**SOURCE DATA:**
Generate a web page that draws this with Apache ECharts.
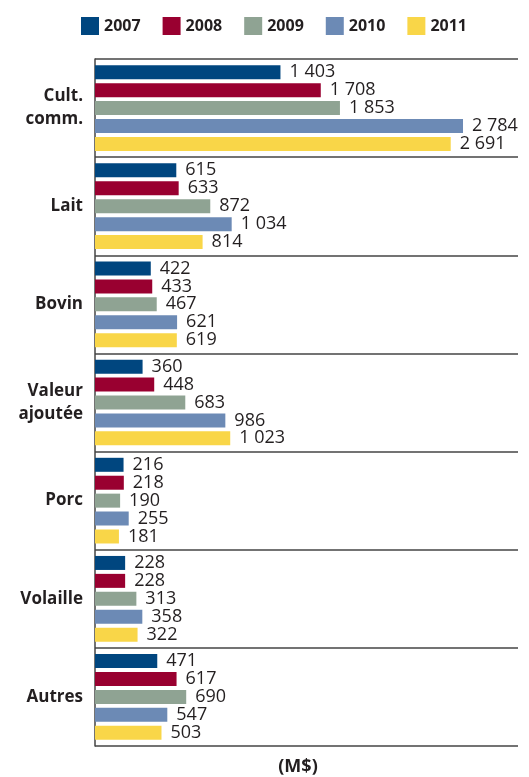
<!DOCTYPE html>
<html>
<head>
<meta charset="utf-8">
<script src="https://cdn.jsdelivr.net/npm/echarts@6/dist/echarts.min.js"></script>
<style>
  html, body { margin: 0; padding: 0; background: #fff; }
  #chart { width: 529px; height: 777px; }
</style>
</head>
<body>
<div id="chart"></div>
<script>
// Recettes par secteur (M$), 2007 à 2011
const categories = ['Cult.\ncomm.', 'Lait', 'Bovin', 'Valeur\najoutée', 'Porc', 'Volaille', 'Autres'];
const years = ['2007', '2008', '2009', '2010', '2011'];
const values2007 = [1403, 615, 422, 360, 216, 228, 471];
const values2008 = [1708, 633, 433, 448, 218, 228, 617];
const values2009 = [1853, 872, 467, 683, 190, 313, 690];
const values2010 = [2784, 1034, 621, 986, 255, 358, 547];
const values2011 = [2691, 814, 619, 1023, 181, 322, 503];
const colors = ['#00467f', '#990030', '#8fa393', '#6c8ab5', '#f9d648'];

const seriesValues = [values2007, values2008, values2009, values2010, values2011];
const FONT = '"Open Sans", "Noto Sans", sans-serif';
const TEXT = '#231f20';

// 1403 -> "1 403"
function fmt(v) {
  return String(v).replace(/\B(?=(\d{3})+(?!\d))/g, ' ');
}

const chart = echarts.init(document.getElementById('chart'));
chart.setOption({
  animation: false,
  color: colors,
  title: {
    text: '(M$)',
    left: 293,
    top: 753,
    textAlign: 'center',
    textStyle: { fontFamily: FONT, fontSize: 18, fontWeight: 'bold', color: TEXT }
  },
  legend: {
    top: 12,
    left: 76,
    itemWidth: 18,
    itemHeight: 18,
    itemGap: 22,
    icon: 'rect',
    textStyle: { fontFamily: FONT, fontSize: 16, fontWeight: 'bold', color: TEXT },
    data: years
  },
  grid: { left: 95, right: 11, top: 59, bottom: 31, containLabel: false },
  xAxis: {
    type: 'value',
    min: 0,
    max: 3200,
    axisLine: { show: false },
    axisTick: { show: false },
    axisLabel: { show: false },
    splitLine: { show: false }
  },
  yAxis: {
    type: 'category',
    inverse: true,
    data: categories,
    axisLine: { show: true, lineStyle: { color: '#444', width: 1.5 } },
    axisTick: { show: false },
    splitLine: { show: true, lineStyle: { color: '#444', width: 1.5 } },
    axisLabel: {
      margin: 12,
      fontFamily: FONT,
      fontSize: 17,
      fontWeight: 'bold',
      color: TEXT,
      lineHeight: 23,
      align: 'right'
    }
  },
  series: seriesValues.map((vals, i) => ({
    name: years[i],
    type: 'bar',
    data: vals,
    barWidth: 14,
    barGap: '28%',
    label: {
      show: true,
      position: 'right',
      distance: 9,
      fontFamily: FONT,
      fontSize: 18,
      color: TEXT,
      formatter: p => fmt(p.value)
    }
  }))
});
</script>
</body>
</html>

**CHALLENGE:** Omit the pictures and reproduce the listing exactly.

**COMPLETE OUTPUT:**
Generate a web page that draws this with Apache ECharts.
<!DOCTYPE html>
<html>
<head>
<meta charset="utf-8">
<script src="https://cdn.jsdelivr.net/npm/echarts@6/dist/echarts.min.js"></script>
<style>
  html, body { margin: 0; padding: 0; background: #fff; }
  #chart { width: 529px; height: 777px; }
</style>
</head>
<body>
<div id="chart"></div>
<script>
// Recettes par secteur (M$), 2007 à 2011
const categories = ['Cult.\ncomm.', 'Lait', 'Bovin', 'Valeur\najoutée', 'Porc', 'Volaille', 'Autres'];
const years = ['2007', '2008', '2009', '2010', '2011'];
const values2007 = [1403, 615, 422, 360, 216, 228, 471];
const values2008 = [1708, 633, 433, 448, 218, 228, 617];
const values2009 = [1853, 872, 467, 683, 190, 313, 690];
const values2010 = [2784, 1034, 621, 986, 255, 358, 547];
const values2011 = [2691, 814, 619, 1023, 181, 322, 503];
const colors = ['#00467f', '#990030', '#8fa393', '#6c8ab5', '#f9d648'];

const seriesValues = [values2007, values2008, values2009, values2010, values2011];
const FONT = '"Open Sans", "Noto Sans", sans-serif';
const TEXT = '#231f20';

// 1403 -> "1 403"
function fmt(v) {
  return String(v).replace(/\B(?=(\d{3})+(?!\d))/g, ' ');
}

const chart = echarts.init(document.getElementById('chart'));
chart.setOption({
  animation: false,
  color: colors,
  title: {
    text: '(M$)',
    left: 293,
    top: 753,
    textAlign: 'center',
    textStyle: { fontFamily: FONT, fontSize: 18, fontWeight: 'bold', color: TEXT }
  },
  legend: {
    top: 12,
    left: 76,
    itemWidth: 18,
    itemHeight: 18,
    itemGap: 22,
    icon: 'rect',
    textStyle: { fontFamily: FONT, fontSize: 16, fontWeight: 'bold', color: TEXT },
    data: years
  },
  grid: { left: 95, right: 11, top: 59, bottom: 31, containLabel: false },
  xAxis: {
    type: 'value',
    min: 0,
    max: 3200,
    axisLine: { show: false },
    axisTick: { show: false },
    axisLabel: { show: false },
    splitLine: { show: false }
  },
  yAxis: {
    type: 'category',
    inverse: true,
    data: categories,
    axisLine: { show: true, lineStyle: { color: '#444', width: 1.5 } },
    axisTick: { show: false },
    splitLine: { show: true, lineStyle: { color: '#444', width: 1.5 } },
    axisLabel: {
      margin: 12,
      fontFamily: FONT,
      fontSize: 17,
      fontWeight: 'bold',
      color: TEXT,
      lineHeight: 23,
      align: 'right'
    }
  },
  series: seriesValues.map((vals, i) => ({
    name: years[i],
    type: 'bar',
    data: vals,
    barWidth: 14,
    barGap: '28%',
    label: {
      show: true,
      position: 'right',
      distance: 9,
      fontFamily: FONT,
      fontSize: 18,
      color: TEXT,
      formatter: p => fmt(p.value)
    }
  }))
});
</script>
</body>
</html>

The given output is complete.